When his five-year contract with the Los Angeles Galaxy expired last week, it was widely reported the 36-year-old Beckham was on his way to Paris Saint-Germain. He had arrived in Los Angeles to much fanfare in early 2007. 'I'm coming there not to be a superstar,' Beckham said at the time. 'With me, it's about football. I'm coming there to make a difference. I'm coming there to play football.'

But he wasn't coming to just be a sports star, and he knew it. Beckham has never been the best player in the world. His speciality is the dead ball - corner kicks and free kicks. Bend it like Beckham. By far the two biggest goals of his career were a free kick against Greece late in a match in 2001 to assure England's qualification at the World Cup and his penalty kick to beat Argentina 1-0 at that same World Cup in 2002.

Lionel Messi is the greatest soccer player in the world, a true magician, and if the Barcelona star came to play in the US he would most certainly energise every American soccer fan. But that's not what they were looking for in the US because all the soccer fans were presumably watching already. They needed a crossover star that could steal the glare from the likes of Kim Kardashian and Paris Hilton. That man is Beckham.

As a pop culture phenomenon, he is without peer.
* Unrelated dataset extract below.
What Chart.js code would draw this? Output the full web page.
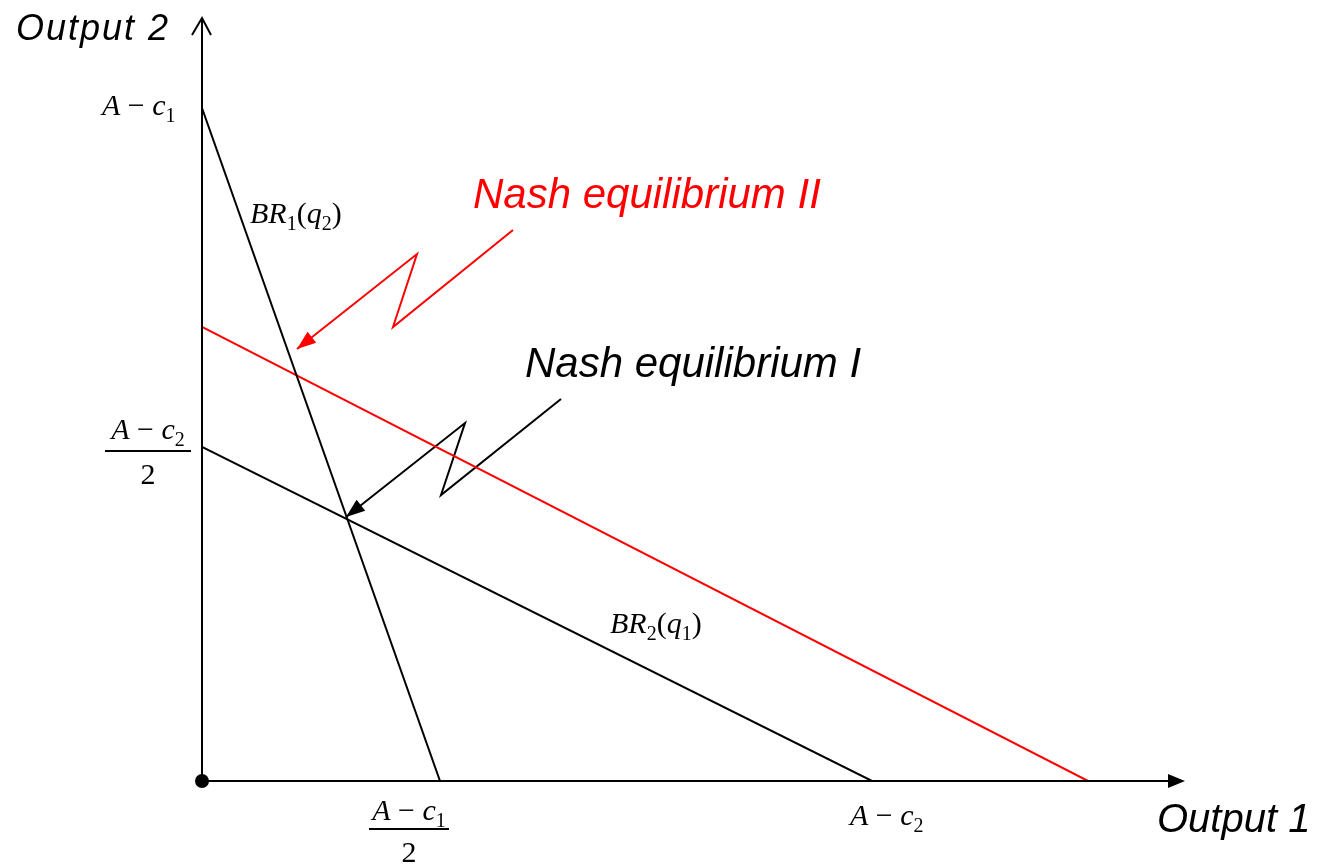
<!DOCTYPE html>
<html>
<head>
<meta charset="utf-8">
<script src="https://cdn.jsdelivr.net/npm/chart.js@4"></script>
<style>
  body { margin: 0; background: #fff; }
  #chart { display: block; }
</style>
</head>
<body>
<canvas id="chart" width="1321" height="865"></canvas>
<script>
// best response lines (output 1 on x, output 2 on y)
const br1X = [0, 2.38];
const br1Y = [6.73, 0];
const br2X = [0, 6.7];
const br2Y = [3.34, 0];
const br2NewX = [0, 8.86];
const br2NewY = [4.54, 0];

// zigzag pointers to the two equilibria
const nash1X = [3.59, 2.39, 2.63, 1.44];
const nash1Y = [3.82, 2.86, 3.58, 2.64];
const nash2X = [3.11, 1.91, 2.15, 0.95];
const nash2Y = [5.51, 4.54, 5.27, 4.32];

// tick positions
const xTickValues = [2.38, 6.7];
const yTickValues = [6.73, 3.34];

const xMax = 9.83;
const yMax = 7.63;

const toPoints = (xs, ys) => xs.map((x, i) => ({ x: x, y: ys[i] }));

const SERIF = "'Liberation Serif', 'Times New Roman', serif";
const SANS = "'Liberation Sans', Arial, sans-serif";

// draw a piece of math like A − c1 : parts = [text, italic, subscript]
const partFont = (p) => (p[1] ? "italic " : "") + (p[2] ? "20px " : "30px ") + SERIF;

const mathWidth = (ctx, parts) => {
  let w = 0;
  parts.forEach((p) => {
    ctx.font = partFont(p);
    w += ctx.measureText(p[0]).width;
  });
  return w;
};

const drawMath = (ctx, parts, x, y) => {
  ctx.textAlign = "left";
  ctx.textBaseline = "alphabetic";
  parts.forEach((p) => {
    ctx.font = partFont(p);
    ctx.fillText(p[0], x, p[2] ? y + 7 : y);
    x += ctx.measureText(p[0]).width;
  });
};

const drawFraction = (ctx, parts, cx, barY, barW, numGap) => {
  const w = mathWidth(ctx, parts);
  drawMath(ctx, parts, cx - w / 2, barY - numGap);
  ctx.fillRect(cx - barW / 2, barY - 1, barW, 2);
  ctx.font = "30px " + SERIF;
  ctx.textAlign = "center";
  ctx.fillText("2", cx, barY + 33);
};

const aMinus = (n) => [["A", true, false], [" \u2212 ", false, false], ["c", true, false], [n, false, true]];

const arrowHead = (ctx, x0, y0, x1, y1, len, half) => {
  const a = Math.atan2(y1 - y0, x1 - x0);
  ctx.beginPath();
  ctx.moveTo(x1, y1);
  ctx.lineTo(x1 - len * Math.cos(a) + half * Math.sin(a), y1 - len * Math.sin(a) - half * Math.cos(a));
  ctx.lineTo(x1 - len * Math.cos(a) - half * Math.sin(a), y1 - len * Math.sin(a) + half * Math.cos(a));
  ctx.closePath();
  ctx.fill();
};

const diagramPlugin = {
  id: "diagram",
  afterDatasetsDraw(chart) {
    const ctx = chart.ctx;
    const xs = chart.scales.x;
    const ys = chart.scales.y;
    const area = chart.chartArea;
    const ox = xs.getPixelForValue(0);
    const oy = ys.getPixelForValue(0);
    ctx.save();

    // axes
    ctx.strokeStyle = "#000";
    ctx.fillStyle = "#000";
    ctx.lineWidth = 2;
    ctx.beginPath();
    ctx.moveTo(ox, oy);
    ctx.lineTo(ox, area.top + 1);
    ctx.moveTo(ox - 10, area.top + 17);
    ctx.lineTo(ox, area.top);
    ctx.lineTo(ox + 9, area.top + 17);
    ctx.moveTo(ox, oy);
    ctx.lineTo(area.right - 10, oy);
    ctx.stroke();
    arrowHead(ctx, ox, oy, area.right, oy, 17, 7);
    ctx.beginPath();
    ctx.arc(ox, oy, 7, 0, Math.PI * 2);
    ctx.fill();

    // arrowheads on the pointers
    const heads = [[nash1X, nash1Y, "#000"], [nash2X, nash2Y, "#ff0000"]];
    heads.forEach((h) => {
      const n = h[0].length;
      ctx.fillStyle = h[2];
      arrowHead(ctx,
        xs.getPixelForValue(h[0][n - 2]), ys.getPixelForValue(h[1][n - 2]),
        xs.getPixelForValue(h[0][n - 1]), ys.getPixelForValue(h[1][n - 1]), 19, 7);
    });

    // axis titles
    ctx.fillStyle = "#000";
    ctx.textBaseline = "alphabetic";
    ctx.textAlign = "left";
    ctx.font = "italic 36px " + SANS;
    ctx.letterSpacing = "2px";
    ctx.fillText("Output 2", 16, 40);
    ctx.letterSpacing = "0px";
    ctx.font = "italic 40px " + SANS;
    ctx.fillText("Output 1", 1157, 832);

    // tick labels
    drawMath(ctx, aMinus("1"), 102, ys.getPixelForValue(yTickValues[0]) + 7);
    drawFraction(ctx, aMinus("2"), 148, ys.getPixelForValue(yTickValues[1]) + 4, 86, 12);
    drawFraction(ctx, aMinus("1"), xs.getPixelForValue(xTickValues[0]) - 31, oy + 48, 80, 9);
    drawMath(ctx, aMinus("2"), xs.getPixelForValue(xTickValues[1]) - 22, oy + 44);

    // line labels
    drawMath(ctx, [["BR", true, false], ["1", false, true], ["(", false, false], ["q", true, false], ["2", false, true], [")", false, false]],
      xs.getPixelForValue(0.48), ys.getPixelForValue(5.58));
    drawMath(ctx, [["BR", true, false], ["2", false, true], ["(", false, false], ["q", true, false], ["1", false, true], [")", false, false]],
      xs.getPixelForValue(4.08), ys.getPixelForValue(1.48));

    ctx.font = "italic 42px " + SANS;
    ctx.fillStyle = "#ff0000";
    ctx.fillText("Nash equilibrium II", xs.getPixelForValue(2.71), ys.getPixelForValue(5.73));
    ctx.fillStyle = "#000";
    ctx.fillText("Nash equilibrium I", xs.getPixelForValue(3.23), ys.getPixelForValue(4.04));
    ctx.restore();
  },
};

const lineSet = (xs, ys, color, width) => ({
  data: toPoints(xs, ys),
  showLine: true,
  borderColor: color,
  borderWidth: width,
  pointRadius: 0,
  fill: false,
  tension: 0,
});

new Chart(document.getElementById("chart"), {
  type: "scatter",
  data: {
    datasets: [
      lineSet(br1X, br1Y, "#000", 2),
      lineSet(br2X, br2Y, "#000", 2),
      lineSet(br2NewX, br2NewY, "#ff0000", 2),
      lineSet(nash1X, nash1Y, "#000", 2),
      lineSet(nash2X, nash2Y, "#ff0000", 2),
    ],
  },
  options: {
    responsive: false,
    animation: false,
    events: [],
    layout: { padding: { left: 202, right: 136, top: 18, bottom: 84 } },
    plugins: { legend: { display: false }, tooltip: { enabled: false } },
    scales: {
      x: { type: "linear", min: 0, max: xMax, display: false },
      y: { type: "linear", min: 0, max: yMax, display: false },
    },
  },
  plugins: [diagramPlugin],
});
</script>
</body>
</html>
As a soccer player, well, he was pretty good. The owners of PSG knew all that and yet they were willing to double or triple his current salary despite his diminishing skills. But Beckham did the one thing that the overlords from Fifa would not do: he turned down a heap of Qatari oil money. Since a group headed by the Prime Minister of Qatar bought PSG in May of last year, they have made no secret of their ambition to pursue the big names of international soccer. Failing to bring Beckham back to Europe will sting but only temporarily.

Beckham has toiled at some of the world's truly great soccer cathedrals, like Old Trafford in Manchester and the Bernabeu in Madrid. A move to PSG would have seen him playing his home matches in arguably the most venerable of France's stadiums at the Parc des Princes, where the unique architecture features deafening acoustics and a crowd of 50,000 that are so loud the French media call the place caisse de resonance (soundbox). Instead, Becks will be making the commute from his home in Beverly Hills over to the dreaded 405 and 38 kilometres of soul-stunting gridlock down to the industrial haze of Carson, California, to play in the 27,000-seat Home Depot Centre, affectionately referred to as The Toolbox. This is not in any way, shape or form a sporting decision. This is largely about putting his family first and not wanting to uproot his three young boys again. In that respect, we should commend Beckham for making a quality of life decision.

Much as I like Beckham, though, I really hope he doesn't try to sell this as a move born out of loyalty and devotion to the Galaxy, because everybody knows that two years ago when he was on loan to AC Milan he tried to get out of his Galaxy contract and make the move to Italy permanent. But the Galaxy wanted more than Milan were willing to pay, so back he came to the 405 and the dreaded commute to The Toolbox in Carson.

When he signs his new contract with the Galaxy this time it will be with considerably less fanfare than the last one. There won't be any A-list celebrity bashes hosted by pals Tom Cruise and Will Smith. This time Beckham gets to just play the game. The most significant moment in US soccer over the past 10 years was not bringing Beckham to the country. It was hiring German legend Juergen Klinsmann to coach the national team. Klinsmann, not Beckham, is the face of US soccer these days and I think Becks is OK with that. It's no doubt one of the main reasons he decided to be among the endless legion of grumbling commuters crowding the 405 for at least one more year.